**Exercise objective:** Without the images, write out the whole listing exactly.

(Rows from a dataset of charts and code)
------------

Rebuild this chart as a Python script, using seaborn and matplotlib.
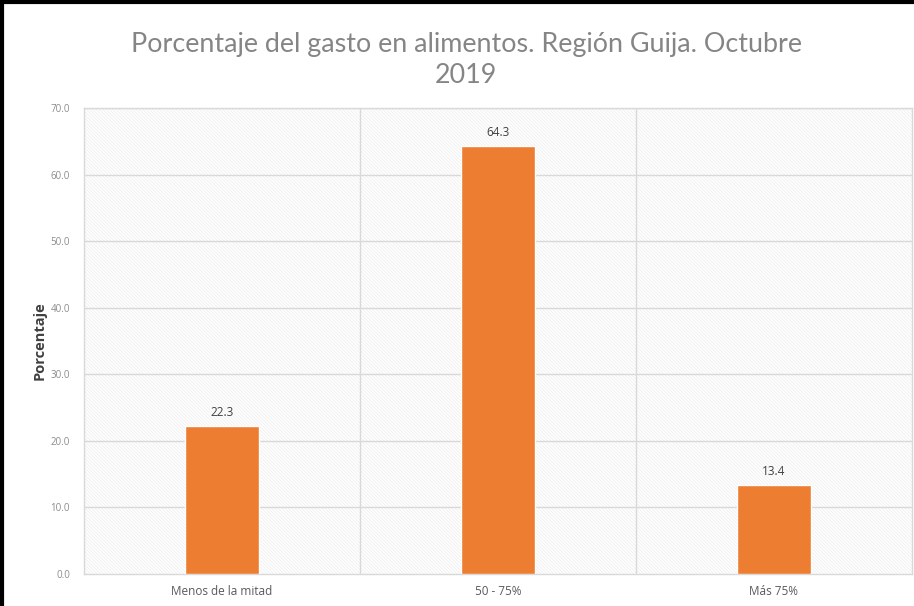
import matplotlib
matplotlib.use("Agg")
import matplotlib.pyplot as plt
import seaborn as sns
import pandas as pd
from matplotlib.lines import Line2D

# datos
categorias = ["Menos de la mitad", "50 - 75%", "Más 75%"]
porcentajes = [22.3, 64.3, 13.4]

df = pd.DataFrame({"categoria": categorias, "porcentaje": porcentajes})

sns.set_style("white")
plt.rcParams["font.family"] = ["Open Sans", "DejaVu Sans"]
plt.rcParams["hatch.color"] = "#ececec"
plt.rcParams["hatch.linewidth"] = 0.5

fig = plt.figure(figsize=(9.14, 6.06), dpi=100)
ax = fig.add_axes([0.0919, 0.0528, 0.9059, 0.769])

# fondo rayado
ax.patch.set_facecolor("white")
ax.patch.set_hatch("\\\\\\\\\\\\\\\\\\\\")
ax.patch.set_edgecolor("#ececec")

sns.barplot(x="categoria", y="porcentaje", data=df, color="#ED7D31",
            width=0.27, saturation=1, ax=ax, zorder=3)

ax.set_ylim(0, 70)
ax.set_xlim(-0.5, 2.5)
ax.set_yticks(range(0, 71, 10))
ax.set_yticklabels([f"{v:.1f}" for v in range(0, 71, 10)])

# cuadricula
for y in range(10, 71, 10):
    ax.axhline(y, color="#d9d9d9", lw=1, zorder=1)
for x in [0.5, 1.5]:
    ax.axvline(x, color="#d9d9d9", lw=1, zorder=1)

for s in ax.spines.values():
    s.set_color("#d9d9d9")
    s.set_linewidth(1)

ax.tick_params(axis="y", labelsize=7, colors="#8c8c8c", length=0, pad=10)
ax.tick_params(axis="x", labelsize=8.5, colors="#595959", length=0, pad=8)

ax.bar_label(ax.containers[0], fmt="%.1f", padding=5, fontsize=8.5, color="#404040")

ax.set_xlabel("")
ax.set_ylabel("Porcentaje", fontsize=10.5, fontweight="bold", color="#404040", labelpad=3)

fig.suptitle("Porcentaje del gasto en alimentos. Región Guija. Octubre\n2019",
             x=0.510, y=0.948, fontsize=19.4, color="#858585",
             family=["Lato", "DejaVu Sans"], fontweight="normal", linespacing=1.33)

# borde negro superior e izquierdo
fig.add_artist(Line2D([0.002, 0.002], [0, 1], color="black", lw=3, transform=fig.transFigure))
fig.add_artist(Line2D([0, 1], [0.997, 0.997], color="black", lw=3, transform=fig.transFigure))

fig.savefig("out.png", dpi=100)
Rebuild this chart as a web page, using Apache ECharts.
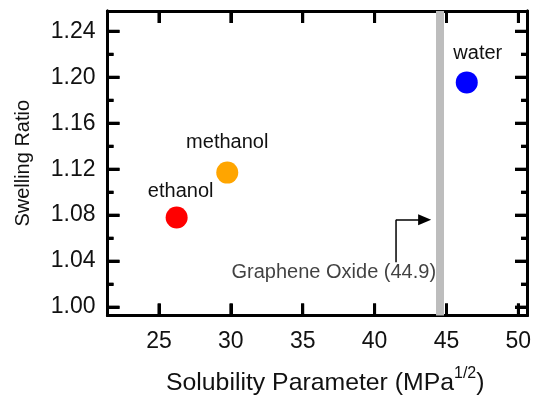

------------

**Expected output:**
Rebuild this chart as a Python script, using seaborn and matplotlib.
import matplotlib
matplotlib.use("Agg")
import matplotlib.pyplot as plt
import seaborn as sns
import pandas as pd
from matplotlib.lines import Line2D

# datos
categorias = ["Menos de la mitad", "50 - 75%", "Más 75%"]
porcentajes = [22.3, 64.3, 13.4]

df = pd.DataFrame({"categoria": categorias, "porcentaje": porcentajes})

sns.set_style("white")
plt.rcParams["font.family"] = ["Open Sans", "DejaVu Sans"]
plt.rcParams["hatch.color"] = "#ececec"
plt.rcParams["hatch.linewidth"] = 0.5

fig = plt.figure(figsize=(9.14, 6.06), dpi=100)
ax = fig.add_axes([0.0919, 0.0528, 0.9059, 0.769])

# fondo rayado
ax.patch.set_facecolor("white")
ax.patch.set_hatch("\\\\\\\\\\\\\\\\\\\\")
ax.patch.set_edgecolor("#ececec")

sns.barplot(x="categoria", y="porcentaje", data=df, color="#ED7D31",
            width=0.27, saturation=1, ax=ax, zorder=3)

ax.set_ylim(0, 70)
ax.set_xlim(-0.5, 2.5)
ax.set_yticks(range(0, 71, 10))
ax.set_yticklabels([f"{v:.1f}" for v in range(0, 71, 10)])

# cuadricula
for y in range(10, 71, 10):
    ax.axhline(y, color="#d9d9d9", lw=1, zorder=1)
for x in [0.5, 1.5]:
    ax.axvline(x, color="#d9d9d9", lw=1, zorder=1)

for s in ax.spines.values():
    s.set_color("#d9d9d9")
    s.set_linewidth(1)

ax.tick_params(axis="y", labelsize=7, colors="#8c8c8c", length=0, pad=10)
ax.tick_params(axis="x", labelsize=8.5, colors="#595959", length=0, pad=8)

ax.bar_label(ax.containers[0], fmt="%.1f", padding=5, fontsize=8.5, color="#404040")

ax.set_xlabel("")
ax.set_ylabel("Porcentaje", fontsize=10.5, fontweight="bold", color="#404040", labelpad=3)

fig.suptitle("Porcentaje del gasto en alimentos. Región Guija. Octubre\n2019",
             x=0.510, y=0.948, fontsize=19.4, color="#858585",
             family=["Lato", "DejaVu Sans"], fontweight="normal", linespacing=1.33)

# borde negro superior e izquierdo
fig.add_artist(Line2D([0.002, 0.002], [0, 1], color="black", lw=3, transform=fig.transFigure))
fig.add_artist(Line2D([0, 1], [0.997, 0.997], color="black", lw=3, transform=fig.transFigure))

fig.savefig("out.png", dpi=100)
Rebuild this chart as a web page, using Apache ECharts.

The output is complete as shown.